EXERCISE :: Restate all the material verbatim, except for the pictures.
— start —
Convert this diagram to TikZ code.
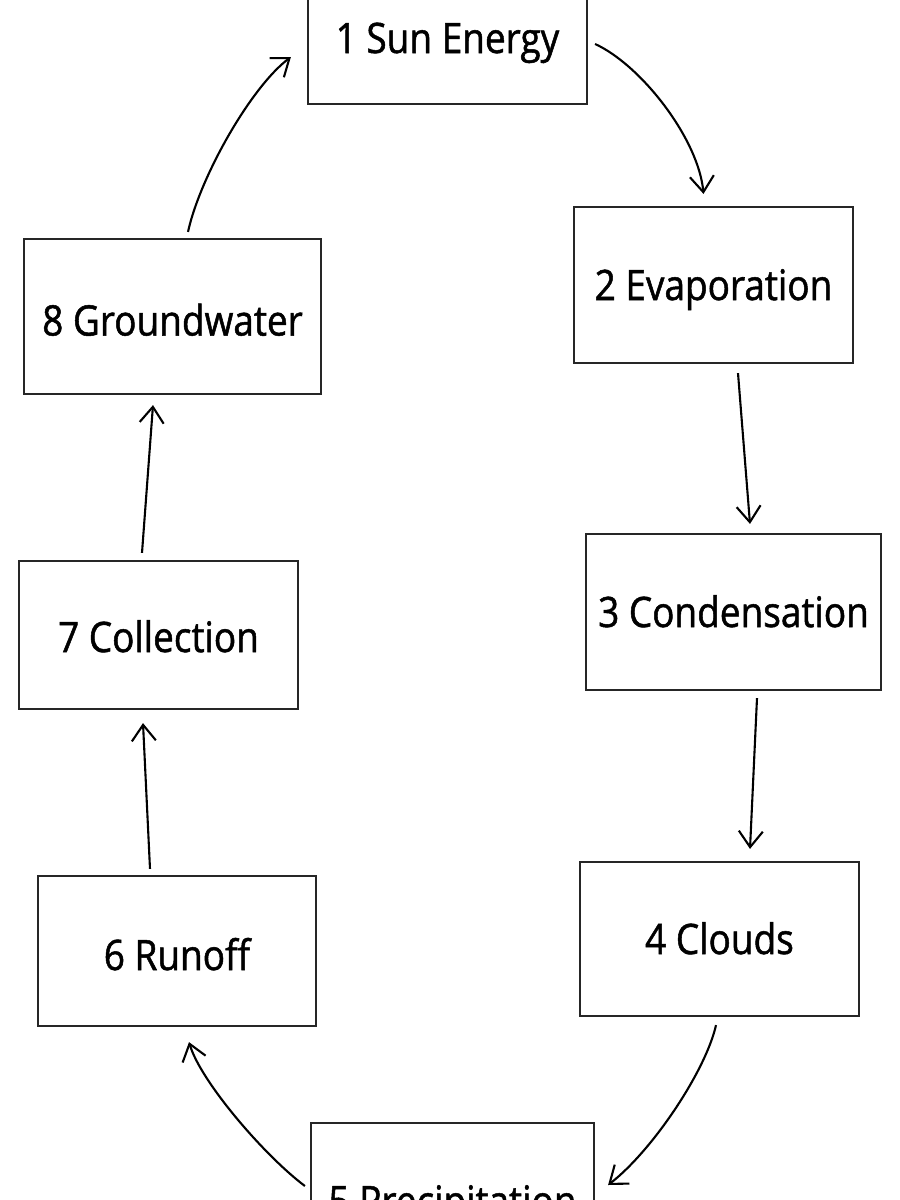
\documentclass[tikz,border=0pt]{standalone}
\usepackage{fontspec}
\setmainfont{Open Sans}[FakeStretch=0.88,FakeBold=1.2]
\usetikzlibrary{calc,arrows.meta}
\begin{document}
\begin{tikzpicture}[x=1pt,y=-1pt,
  box/.style={draw=black!85, line width=2.2pt, inner sep=0pt,
    font=\fontsize{42}{50}\selectfont, text height=30pt, text depth=0pt},
  flow/.style={draw=black, line width=2.1pt,
    -{Straight Barb[length=16pt,width=24pt,line width=2.1pt]}}]
\useasboundingbox (0,0) rectangle (900,1200);
\clip (0,0) rectangle (900,1200);
\fill[white] (0,0) rectangle (900,1200);

\node[box, minimum width=279pt, minimum height=132pt] (b1) at (447.5,38) {1 Sun Energy};
\node[box, minimum width=279pt, minimum height=156pt] (b2) at (713.5,285) {2 Evaporation};
\node[box, minimum width=295pt, minimum height=156pt] (b3) at (733.5,612) {3 Condensation};
\node[box, minimum width=279pt, minimum height=154pt] (b4) at (719.5,939) {4 Clouds};
\node[box, minimum width=283pt, minimum height=156pt] (b5) at (452.5,1201) {5 Precipitation};
\node[box, minimum width=278pt, minimum height=150pt, text height=38pt] (b6) at (177,951) {6 Runoff};
\node[box, minimum width=279pt, minimum height=148pt, text height=34pt] (b7) at (158.5,635) {7 Collection};
\node[box, minimum width=297pt, minimum height=155pt, text height=38pt] (b8) at (172.5,316.5) {8 Groundwater};

\draw[flow] ($(b1.east)+(7,6)$) .. controls +(46,21) and +(-5,-55) .. ($(b2.north)+(-10,-12)$);
\draw[flow] ($(b2.south)+(24.5,9)$) -- ($(b3.north)+(16.5,-9)$);
\draw[flow] ($(b3.south)+(23.5,7)$) -- ($(b4.north)+(30.5,-12)$);
\draw[flow] ($(b4.south)+(-3.5,8)$) .. controls +(-10,45) and +(45,-35) .. ($(b5.east)+(13,-16)$);
\draw[flow] ($(b5.west)+(-5,-15)$) .. controls +(-40,-30) and +(12,40) .. ($(b6.south)+(12,15)$);
\draw[flow] ($(b6.north)+(-27,-6)$) -- ($(b7.south)+(-15.5,13)$);
\draw[flow] ($(b7.north)+(-16.5,-7)$) -- ($(b8.south)+(-19.5,10)$);
\draw[flow] ($(b8.north)+(15.5,-6)$) .. controls +(12,-55) and +(-40,30) .. ($(b1.west)+(-16,19)$);
\end{tikzpicture}
\end{document}
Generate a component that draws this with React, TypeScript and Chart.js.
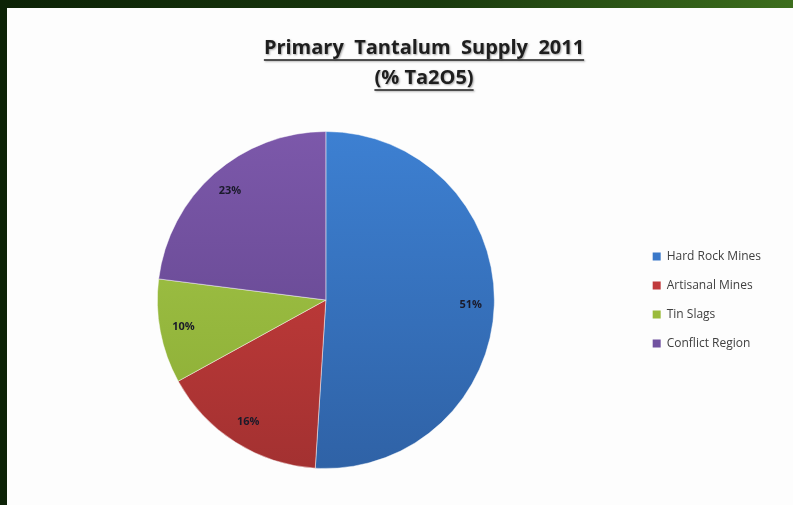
— end —
OUTPUT BELOW ::
Convert this diagram to TikZ code.
\documentclass[tikz,border=0pt]{standalone}
\usepackage{fontspec}
\setmainfont{Open Sans}[FakeStretch=0.88,FakeBold=1.2]
\usetikzlibrary{calc,arrows.meta}
\begin{document}
\begin{tikzpicture}[x=1pt,y=-1pt,
  box/.style={draw=black!85, line width=2.2pt, inner sep=0pt,
    font=\fontsize{42}{50}\selectfont, text height=30pt, text depth=0pt},
  flow/.style={draw=black, line width=2.1pt,
    -{Straight Barb[length=16pt,width=24pt,line width=2.1pt]}}]
\useasboundingbox (0,0) rectangle (900,1200);
\clip (0,0) rectangle (900,1200);
\fill[white] (0,0) rectangle (900,1200);

\node[box, minimum width=279pt, minimum height=132pt] (b1) at (447.5,38) {1 Sun Energy};
\node[box, minimum width=279pt, minimum height=156pt] (b2) at (713.5,285) {2 Evaporation};
\node[box, minimum width=295pt, minimum height=156pt] (b3) at (733.5,612) {3 Condensation};
\node[box, minimum width=279pt, minimum height=154pt] (b4) at (719.5,939) {4 Clouds};
\node[box, minimum width=283pt, minimum height=156pt] (b5) at (452.5,1201) {5 Precipitation};
\node[box, minimum width=278pt, minimum height=150pt, text height=38pt] (b6) at (177,951) {6 Runoff};
\node[box, minimum width=279pt, minimum height=148pt, text height=34pt] (b7) at (158.5,635) {7 Collection};
\node[box, minimum width=297pt, minimum height=155pt, text height=38pt] (b8) at (172.5,316.5) {8 Groundwater};

\draw[flow] ($(b1.east)+(7,6)$) .. controls +(46,21) and +(-5,-55) .. ($(b2.north)+(-10,-12)$);
\draw[flow] ($(b2.south)+(24.5,9)$) -- ($(b3.north)+(16.5,-9)$);
\draw[flow] ($(b3.south)+(23.5,7)$) -- ($(b4.north)+(30.5,-12)$);
\draw[flow] ($(b4.south)+(-3.5,8)$) .. controls +(-10,45) and +(45,-35) .. ($(b5.east)+(13,-16)$);
\draw[flow] ($(b5.west)+(-5,-15)$) .. controls +(-40,-30) and +(12,40) .. ($(b6.south)+(12,15)$);
\draw[flow] ($(b6.north)+(-27,-6)$) -- ($(b7.south)+(-15.5,13)$);
\draw[flow] ($(b7.north)+(-16.5,-7)$) -- ($(b8.south)+(-19.5,10)$);
\draw[flow] ($(b8.north)+(15.5,-6)$) .. controls +(12,-55) and +(-40,30) .. ($(b1.west)+(-16,19)$);
\end{tikzpicture}
\end{document}
Generate a component that draws this with React, TypeScript and Chart.js.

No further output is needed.